Everyone I talked to raved about the Dockyards, but I found it rather underwhelming. The shops didn’t interest me and I didn’t feel like ducking into a museum on a fine day. Maybe if the cruise ships had been in it would’ve seemed lively, but the whole place struck me as empty and kind of sad. A ferry boat to Hamilton was leaving shortly so I sat down for some fish chowder (it came with sherry pepper sauce and also a jar of black rum you can spoon into your chowder) and decent calamari.
Of course, it rained most of the 20 minutes I was on the ferry. I took two ferry rides while on the island and it rained both times. So much for the great photos, I guess.
Dodging the rain drops, I checked out the Botanical Gardens, where a
crazy guy started yelling at me for my skin colour, and wandered around the
floral displays and towering palms and ficus trees. I had hoped
to make it up to
Tucker’s Point, but I got caught in another deluge and had to park my moped and
myself in a covered bus shelter for a half hour to wait it out.
The rest of the day was glorious and sunny, so no harm done. The ride back to the Fairmont was glorious; sunny beaches and rocky coasts and cute shops and more brightly-painted blue, green, pink and yellow homes and forest-covered roads and the damp, sweet smell of flowers and rich soil after a rain.
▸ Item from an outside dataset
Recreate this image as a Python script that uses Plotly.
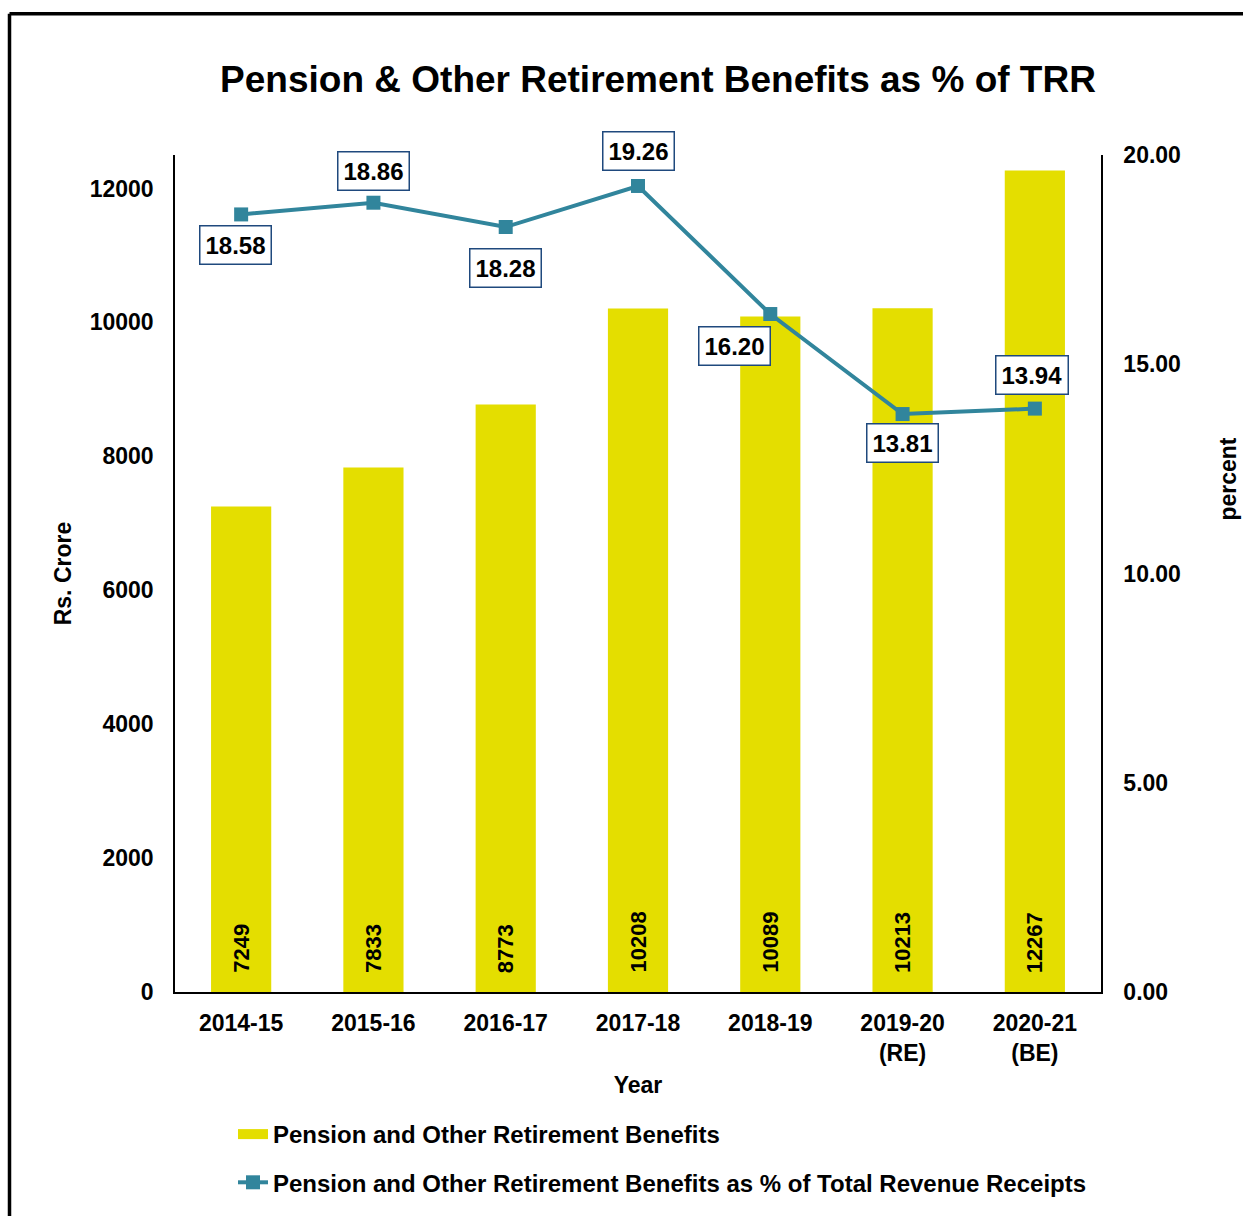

And then came dinner at the Waterlot Inn down on the wharf at the Fairmont. Wow. I had a three-steak tasting menu, with fabulous USDA prime, a tender filet and a wagyu beef. Each was only two or three ounces and it costs $60 but it was utterly delicious; the best steaks I’ve ever had. You could just say the word “knife” and they cut themselves, they were so tender.
A fabulous wine list, tremendous service, a beautiful set of rooms in an old house and, for dessert, sticky toffee pudding with vanilla ice cream that was four thousand degrees beyond decadent.
About as great a day on the road as I can remember in a long time.